If you are planning to implement something like this or if you have some feature request, feel free to contact me at jens.stuecker@univie.ac.at.

Building wheels

Building wheels for this project is non-trivial because CUDA extension modules are Python-version specific and glibc compatibility depends on the build image. To keep this manageable, we use Docker-based builders in packaging/.

Why there are two builders

  • CUDA 13 is built with a manylinux_2_28 baseline.

  • CUDA 12 is built with a manylinux_2_17 baseline and uses conda/micromamba inside the container to install CUDA tooling reliably.

This separation keeps each pipeline stable while still supporting broader deployment targets.

Entry points

Use the top-level launcher to select which pipeline to run:

./packaging/run-wheel-builds.sh main
./packaging/run-wheel-builds.sh cu13
./packaging/run-wheel-builds.sh cu12
./packaging/run-wheel-builds.sh all

You can also run each builder directly:

./packaging/docker-wheel-builder/run-build-main.sh
./packaging/docker-wheel-builder/run-build.sh
./packaging/docker-wheel-builder-cu12/run-build.sh

Configuration

Edit the config files before running if needed:

  • Main package: packaging/docker-wheel-builder/run-build-main.sh (wrapper around CUDA13 builder image)

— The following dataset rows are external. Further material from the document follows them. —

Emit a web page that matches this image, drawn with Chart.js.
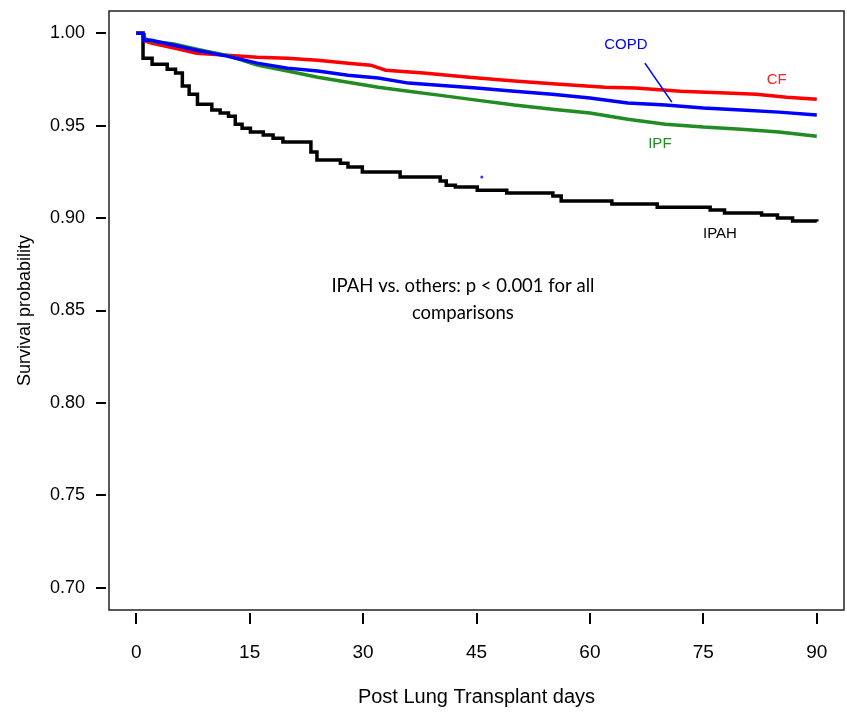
<!DOCTYPE html>
<html><head><meta charset="utf-8">
<script src="https://cdn.jsdelivr.net/npm/chart.js@4/dist/chart.umd.min.js"></script>
<style>html,body{margin:0;padding:0;background:#fff}#wrap{width:847px;height:712px;position:relative}</style>
</head><body><div id="wrap"><canvas id="c" width="847" height="712"></canvas></div>
<script>
const xTicks = [0, 15, 30, 45, 60, 75, 90];
const yTicks = [0.70, 0.75, 0.80, 0.85, 0.90, 0.95, 1.00];

const ipahDays = [0, 0.9, 2.1, 4.1, 5.2, 6.1, 7.0, 8.1, 10.0, 11.1, 12.2, 13.1, 14.0, 15.1, 16.8, 18.1, 19.4, 23.1, 23.9, 27.0, 28.0, 29.9, 34.9, 40.2, 41.0, 42.2, 45.1, 49.0, 55.1, 56.2, 62.9, 68.9, 75.9, 77.8, 82.7, 84.8, 86.8, 90];
const ipahSurv = [1.0, 0.9865, 0.9832, 0.9805, 0.9784, 0.9714, 0.967, 0.9616, 0.9584, 0.9568, 0.9551, 0.9508, 0.9486, 0.9465, 0.9449, 0.9432, 0.9411, 0.9357, 0.9314, 0.9297, 0.9276, 0.9249, 0.9222, 0.92, 0.9178, 0.9168, 0.9151, 0.9135, 0.9119, 0.9092, 0.9076, 0.9059, 0.9043, 0.9027, 0.9016, 0.9, 0.8984, 0.8981];

const cfDays = [0, 0.9, 1, 2, 5, 8, 12, 16, 20, 24, 28, 31, 33, 38, 44, 50, 56, 62, 66, 72, 78, 82, 86, 90];
const cfSurv = [1, 1, 0.996, 0.9946, 0.9919, 0.9892, 0.9881, 0.987, 0.9865, 0.9854, 0.9838, 0.9827, 0.98, 0.9784, 0.9762, 0.9741, 0.9724, 0.9708, 0.9703, 0.9686, 0.9676, 0.967, 0.9654, 0.9643];

const copdDays = [0, 0.9, 1, 2, 5, 8, 12, 16, 20, 24, 28, 32, 36, 40, 45, 50, 55, 60, 65, 70, 75, 80, 85, 90];
const copdSurv = [1, 1, 0.9962, 0.9962, 0.9935, 0.9908, 0.9876, 0.9838, 0.9811, 0.9795, 0.9773, 0.9757, 0.973, 0.9719, 0.9703, 0.9686, 0.967, 0.9649, 0.9622, 0.9611, 0.9595, 0.9584, 0.9573, 0.9557];

const ipfDays = [0, 0.9, 1, 2, 5, 8, 12, 16, 20, 24, 28, 32, 36, 40, 45, 50, 55, 60, 65, 70, 75, 80, 85, 90];
const ipfSurv = [1, 1, 0.9973, 0.9957, 0.9941, 0.9914, 0.988, 0.9827, 0.9795, 0.9762, 0.9735, 0.9708, 0.9686, 0.9665, 0.9638, 0.9611, 0.9589, 0.9568, 0.9535, 0.9508, 0.9492, 0.9481, 0.9465, 0.9443];

const toPts = (d, s) => d.map((x, i) => ({x: x, y: s[i]}));

const boxAndTicks = {
  id: 'boxAndTicks',
  afterDatasetsDraw(chart) {
    const {ctx, chartArea: a, scales: {x, y}} = chart;
    ctx.save();
    ctx.strokeStyle = '#222';
    ctx.lineWidth = 1.5;
    ctx.strokeRect(a.left, a.top, a.right - a.left, a.bottom - a.top);
    ctx.strokeStyle = '#000';
    ctx.lineWidth = 2;
    ctx.beginPath();
    yTicks.forEach(v => { const p = Math.round(y.getPixelForValue(v)); ctx.moveTo(a.left - 13, p); ctx.lineTo(a.left - 3, p); });
    xTicks.forEach(v => { const p = Math.round(x.getPixelForValue(v)); ctx.moveTo(p, a.bottom + 3); ctx.lineTo(p, a.bottom + 14); });
    ctx.stroke();
    ctx.restore();
  }
};

const notes = {
  id: 'notes',
  afterDatasetsDraw(chart) {
    const {ctx, scales: {x, y}} = chart;
    const X = v => x.getPixelForValue(v), Y = v => y.getPixelForValue(v);
    ctx.save();
    ctx.textAlign = 'center';
    ctx.textBaseline = 'middle';
    ctx.font = '15px "Liberation Sans", Arial, sans-serif';
    ctx.fillStyle = '#0000ff'; ctx.fillText('COPD', X(64.75), Y(0.9935));
    ctx.fillStyle = '#ff2020'; ctx.fillText('CF', X(84.7), Y(0.9746));
    ctx.fillStyle = '#228b22'; ctx.fillText('IPF', X(69.25), Y(0.94));
    ctx.fillStyle = '#000'; ctx.fillText('IPAH', X(77.2), Y(0.8914));
    ctx.strokeStyle = '#0000ff'; ctx.lineWidth = 1.6;
    ctx.beginPath(); ctx.moveTo(X(67.27), Y(0.9838)); ctx.lineTo(X(70.83), Y(0.9627)); ctx.stroke();
    ctx.fillStyle = '#3030ff';
    ctx.beginPath(); ctx.arc(X(45.7), Y(0.9222), 1.5, 0, Math.PI * 2); ctx.fill();
    ctx.fillStyle = '#000';
    ctx.font = '18.5px Lato, "Open Sans", sans-serif';
    ctx.fillText('IPAH vs. others: p < 0.001 for all', X(43.2), Y(0.8632));
    ctx.fillText('comparisons', X(43.2), Y(0.8486));
    ctx.restore();
  }
};

const zeroPad = s => { s.paddingTop = 0; s.paddingBottom = 0; s.paddingLeft = 0; s.paddingRight = 0; };
const sans = '"Liberation Sans", Arial, sans-serif';

new Chart(document.getElementById('c'), {
  type: 'line',
  data: {
    datasets: [
      {label: 'COPD', data: toPts(copdDays, copdSurv), borderColor: '#0000ff', borderWidth: 3.5, pointRadius: 0, fill: false, order: 0},
      {label: 'CF', data: toPts(cfDays, cfSurv), borderColor: '#ff0000', borderWidth: 3.5, pointRadius: 0, fill: false, order: 2},
      {label: 'IPF', data: toPts(ipfDays, ipfSurv), borderColor: '#228b22', borderWidth: 3.5, pointRadius: 0, fill: false, order: 1},
      {label: 'IPAH', data: toPts(ipahDays, ipahSurv), borderColor: '#000000', borderWidth: 3.5, pointRadius: 0, fill: false, stepped: 'before', order: 3}
    ]
  },
  options: {
    responsive: false,
    devicePixelRatio: 1,
    animation: false,
    layout: {padding: {top: 11, right: 3, left: 0, bottom: 0}},
    plugins: {legend: {display: false}, tooltip: {enabled: false}},
    scales: {
      x: {
        type: 'linear', min: -3.6, max: 93.6,
        afterBuildTicks: s => { s.ticks = xTicks.map(v => ({value: v})); },
        afterFit: s => { s.height = 102; zeroPad(s); },
        grid: {display: false, drawTicks: false},
        border: {display: false},
        ticks: {color: '#000', font: {family: sans, size: 19}, padding: 31, maxRotation: 0, autoSkip: false},
        title: {display: true, text: 'Post Lung Transplant days', color: '#000', font: {family: sans, size: 20}, padding: {top: 0, bottom: 3}}
      },
      y: {
        type: 'linear', min: 0.688, max: 1.012,
        afterBuildTicks: s => { s.ticks = yTicks.map(v => ({value: v})); },
        afterFit: s => { s.width = 109; zeroPad(s); },
        grid: {display: false, drawTicks: false},
        border: {display: false},
        ticks: {color: '#000', font: {family: sans, size: 18}, padding: 24, callback: v => v.toFixed(2), autoSkip: false},
        title: {display: true, text: 'Survival probability', color: '#000', font: {family: sans, size: 18}, padding: {top: 14, bottom: 0}}
      }
    }
  },
  plugins: [boxAndTicks, notes]
});
</script>
</body></html>
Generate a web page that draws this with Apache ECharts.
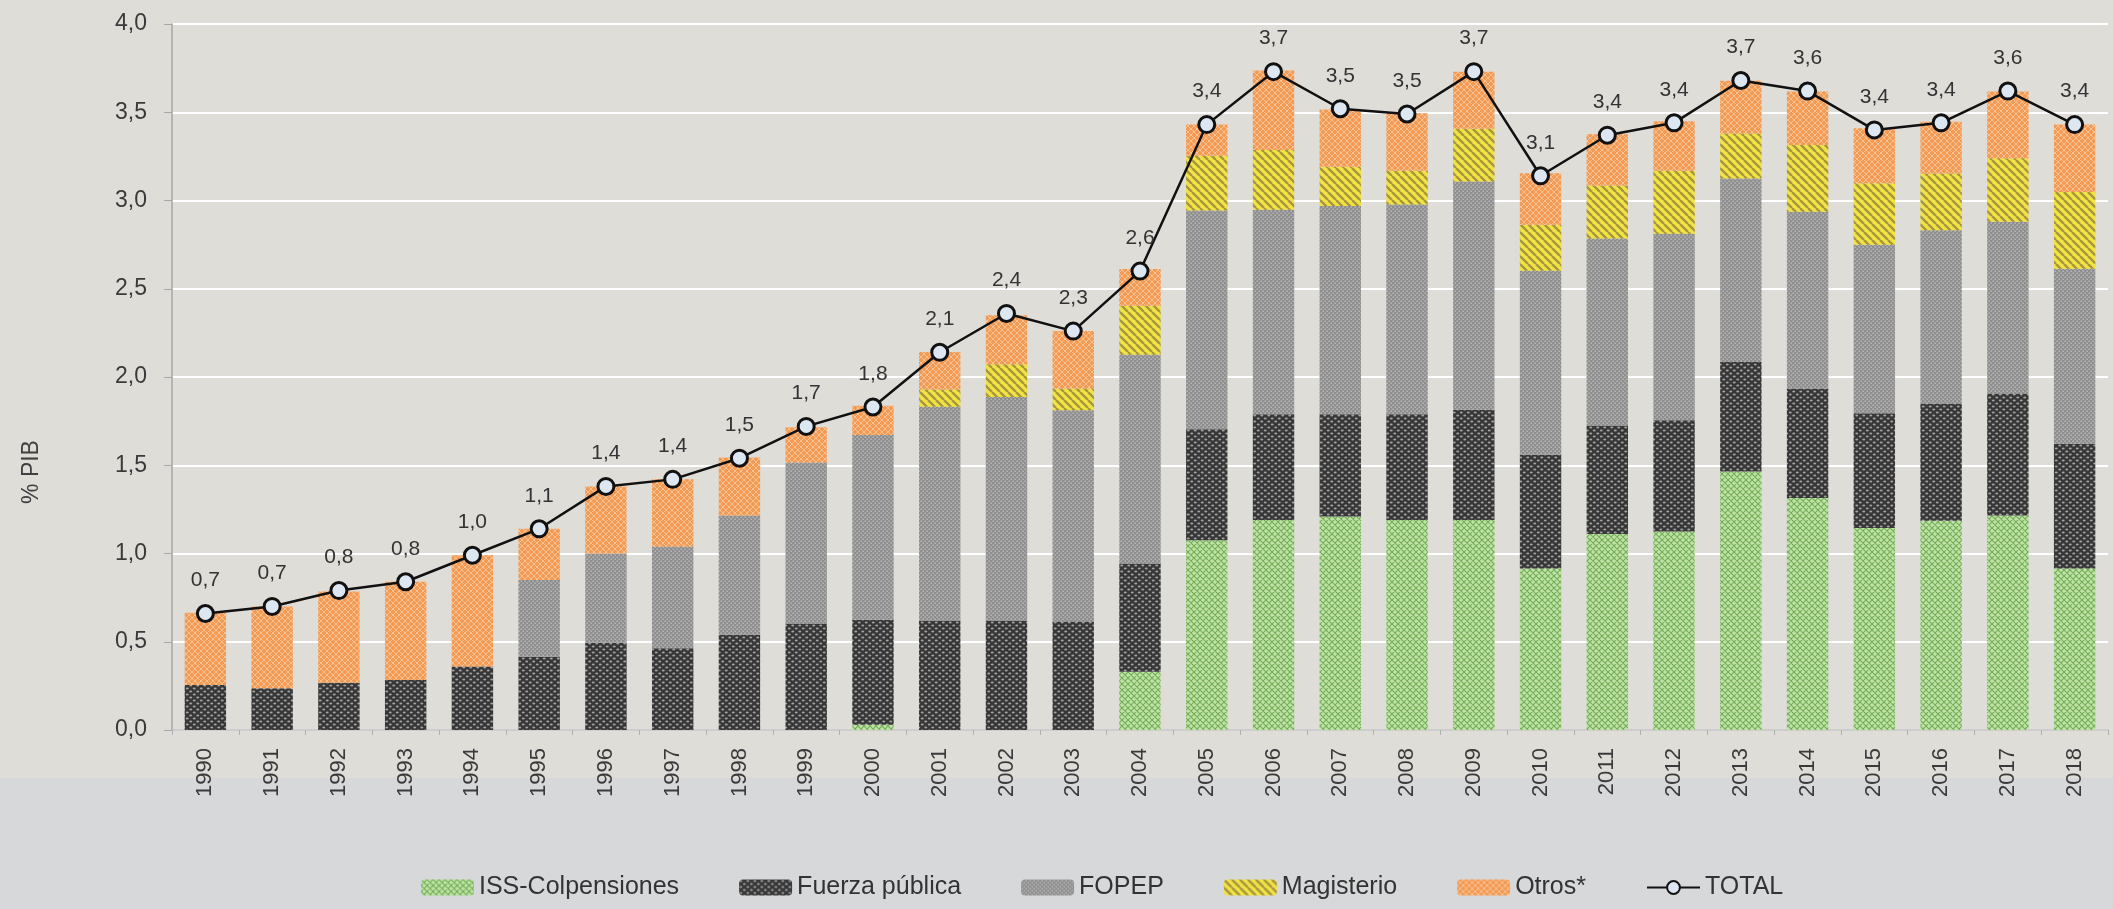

  • CUDA 13: packaging/docker-wheel-builder/config.sh

  • CUDA 12: packaging/docker-wheel-builder-cu12/config.sh

Important variables:

  • PYTHON_VERSIONS: list of Python versions to build.

    • Current default: CUDA 12 builds 3.11-3.13, CUDA 13 builds 3.11-3.14.

    • CUDA 12 on Python 3.14 may fail due to missing compatible jaxlib wheels for jax[cuda12-local].

  • CUDA_ARCHS: set to all for full coverage, or a smaller value (for example 87) for faster iteration.

  • AUDITWHEEL_PLAT: controls the repaired wheel tag (manylinux_2_28_x86_64 for CUDA13, manylinux_2_17_x86_64 for CUDA12 by default).

  • COPY_TO_PACKAGE_DIST: if 1, repaired wheels are copied into the package dist/ directory.

Output locations

Raw and repaired wheels are written to builder-specific output folders:

  • Main package: packaging/docker-wheel-builder-main/output/

  • CUDA 13: packaging/docker-wheel-builder/output/

  • CUDA 12: packaging/docker-wheel-builder-cu12/output/

Repaired wheels are placed in each builder’s wheelhouse/ directory, and optionally copied to:

  • packaging/jztree/dist/

  • packaging/jztree-cu13/dist/

  • packaging/jztree-cu12/dist/

For the main packaging/jztree package, the wheel is expected to be py3-none-any (pure Python). In that case, it is copied directly and does not require auditwheel repair, so it is not tied to a glibc baseline.

Notes

  • Re-running a builder is safe; it will rebuild and overwrite outputs for the selected targets.

  • We intentionally do not upload to PyPI automatically. Upload is done manually after verification.